The drug industry has said it is committed to lowering costs for patients through coupons and other initiatives. 

“We have a responsibility to not just develop treatments and cures, but to also help patients access them,” the Pharmaceutical Research and Manufacturers of America says on its website, blaming middlemen such as pharmaceutical benefit managers for helping drive up prices. The industry also has fought some of the Biden administration’s efforts to lower drug prices.

To bolster his case that more must be done to tackle the root causes of high U.S. drug costs, Sanders on Monday released a report by his staff that reviews two decades’ worth of drugs that NIH scientists helped develop. The report concludes that Americans consistently pay higher prices for NIH-backed drugs than people in other countries and argues that federal officials are missing opportunities to rein-in those costs for taxpayers who helped fund those innovations.

“The federal government should reinstate and strengthen a ‘reasonable pricing clause’ in all future collaboration, funding, and licensing agreements for biomedical research,” Sanders’s report recommends, a reference to a clause that NIH created to contain the price of HIV drugs in the early-1990s before it was dropped amid pressure from the drug industry.

“The federal government should also stop giving away monopolies on public inventions,” the report adds, offering examples of how health officials “appea[r] to have handed over taxpayer technology while obtaining little in return.”

The Biden administration has already pursued efforts to address drug prices, including policies contained in last year’s Inflation Reduction Act that capped annual Medicare out-of-pocket drug costs at $2,000, barred companies from charging seniors more than $35 a month for insulin and imposed new penalties on drug companies that raised prices faster than the rate of inflation. The legislative package also allowed Medicare to negotiate the prices of some drugs. The pharmaceutical giant Merck this month sued the Biden administration over the drug-price negotiation policy, arguing it was a form of “extortion” that would discourage research and development.

Biden in October 2022 issued an executive order calling on his administration to develop additional policies to combat high drug prices, such as using new government payment models through an innovation center at the Centers for Medicare and Medicaid Services.

Health officials in February released a report on their initial progress developing those models. “As President Biden has made clear, we must build on the new prescription drug law with further action,” HHS Secretary Xavier Becerra said in a statement at the time.

Biden officials have promised to do more to combat the issue.

“I think the prices of drugs are too high in the U.S.,” Food and Drug Administration Commissioner Robert Califf said at a meeting of biotech executives last week.

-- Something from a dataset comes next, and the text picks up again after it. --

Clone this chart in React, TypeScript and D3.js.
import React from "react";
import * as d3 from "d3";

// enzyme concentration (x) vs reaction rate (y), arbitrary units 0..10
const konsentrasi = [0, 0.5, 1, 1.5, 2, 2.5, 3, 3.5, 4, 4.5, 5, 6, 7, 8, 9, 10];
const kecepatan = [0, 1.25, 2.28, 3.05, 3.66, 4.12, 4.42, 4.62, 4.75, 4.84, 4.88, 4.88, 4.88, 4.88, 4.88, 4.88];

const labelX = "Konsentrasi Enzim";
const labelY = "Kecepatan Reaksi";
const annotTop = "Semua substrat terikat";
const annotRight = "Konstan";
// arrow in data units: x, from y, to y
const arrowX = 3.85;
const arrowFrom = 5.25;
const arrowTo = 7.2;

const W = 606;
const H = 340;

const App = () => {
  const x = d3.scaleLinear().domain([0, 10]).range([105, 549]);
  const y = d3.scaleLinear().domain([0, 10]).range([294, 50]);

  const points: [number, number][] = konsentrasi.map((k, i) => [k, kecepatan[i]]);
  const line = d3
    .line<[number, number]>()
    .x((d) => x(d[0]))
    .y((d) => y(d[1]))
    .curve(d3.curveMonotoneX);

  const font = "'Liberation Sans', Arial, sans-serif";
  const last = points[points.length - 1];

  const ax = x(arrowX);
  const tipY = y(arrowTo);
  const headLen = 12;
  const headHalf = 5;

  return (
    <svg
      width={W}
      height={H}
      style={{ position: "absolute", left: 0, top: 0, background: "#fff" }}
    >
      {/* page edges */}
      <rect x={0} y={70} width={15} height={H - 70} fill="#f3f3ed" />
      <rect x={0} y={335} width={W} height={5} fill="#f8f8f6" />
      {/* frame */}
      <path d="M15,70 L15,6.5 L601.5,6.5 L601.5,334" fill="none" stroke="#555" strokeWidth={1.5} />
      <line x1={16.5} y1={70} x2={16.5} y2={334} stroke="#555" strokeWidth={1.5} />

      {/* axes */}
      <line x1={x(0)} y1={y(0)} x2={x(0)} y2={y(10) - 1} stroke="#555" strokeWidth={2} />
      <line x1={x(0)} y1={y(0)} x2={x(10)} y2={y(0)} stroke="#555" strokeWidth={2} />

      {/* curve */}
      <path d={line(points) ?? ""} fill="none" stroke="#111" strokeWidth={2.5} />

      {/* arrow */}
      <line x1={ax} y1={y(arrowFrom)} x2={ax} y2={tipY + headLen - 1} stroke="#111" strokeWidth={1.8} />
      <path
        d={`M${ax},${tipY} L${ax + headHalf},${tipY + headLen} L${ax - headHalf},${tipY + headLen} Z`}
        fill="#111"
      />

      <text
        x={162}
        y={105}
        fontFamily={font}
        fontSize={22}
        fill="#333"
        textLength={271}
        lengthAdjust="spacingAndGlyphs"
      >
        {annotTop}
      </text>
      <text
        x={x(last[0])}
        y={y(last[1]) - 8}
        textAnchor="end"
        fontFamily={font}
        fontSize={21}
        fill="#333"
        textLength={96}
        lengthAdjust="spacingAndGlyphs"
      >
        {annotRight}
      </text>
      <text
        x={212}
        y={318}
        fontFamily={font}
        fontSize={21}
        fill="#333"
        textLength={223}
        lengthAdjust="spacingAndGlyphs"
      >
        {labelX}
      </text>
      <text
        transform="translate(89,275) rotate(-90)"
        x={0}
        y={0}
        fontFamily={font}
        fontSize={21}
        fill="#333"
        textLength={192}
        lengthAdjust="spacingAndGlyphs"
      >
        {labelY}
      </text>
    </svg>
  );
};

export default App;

Drug pricing has emerged as a signature issue for Sanders, who has used his position as Senate health chair — a role he assumed in January — to hold hearings with drug companies and pharmaceutical benefit managers, open investigations into the pharmaceutical industry and repeatedly pressure administration officials.

The Vermont senator has met with White House Chief of Staff Jeff Zients and Becerra, urging them to take broader actions on drug pricing, according to officials who spoke on the condition of anonymity to describe internal conversations. Asked about when he would move forward with health nominees, Sanders said there first needed to be a “public discussion” about a government-wide plan to lower drug prices, and he would not accept private reassurances from senior officials that they are working on it.

Sanders said he was not worried that delaying the NIH nominee and other potential nominees would harm the health department’s operations, adding that Lawrence A. Tabak, the acting NIH director, was “doing a good job” and that he would support the NIH as some Republicans debate whether to limit its funding.

“My goal is to change government in general, policy in terms of the pharmaceutical industry and demand that the cost of prescription drugs in this country are significantly lowered,” Sanders said. “Politicians for years have talked about the high cost of prescription drugs, relatively little has been done, and it’s time that we act decisively.”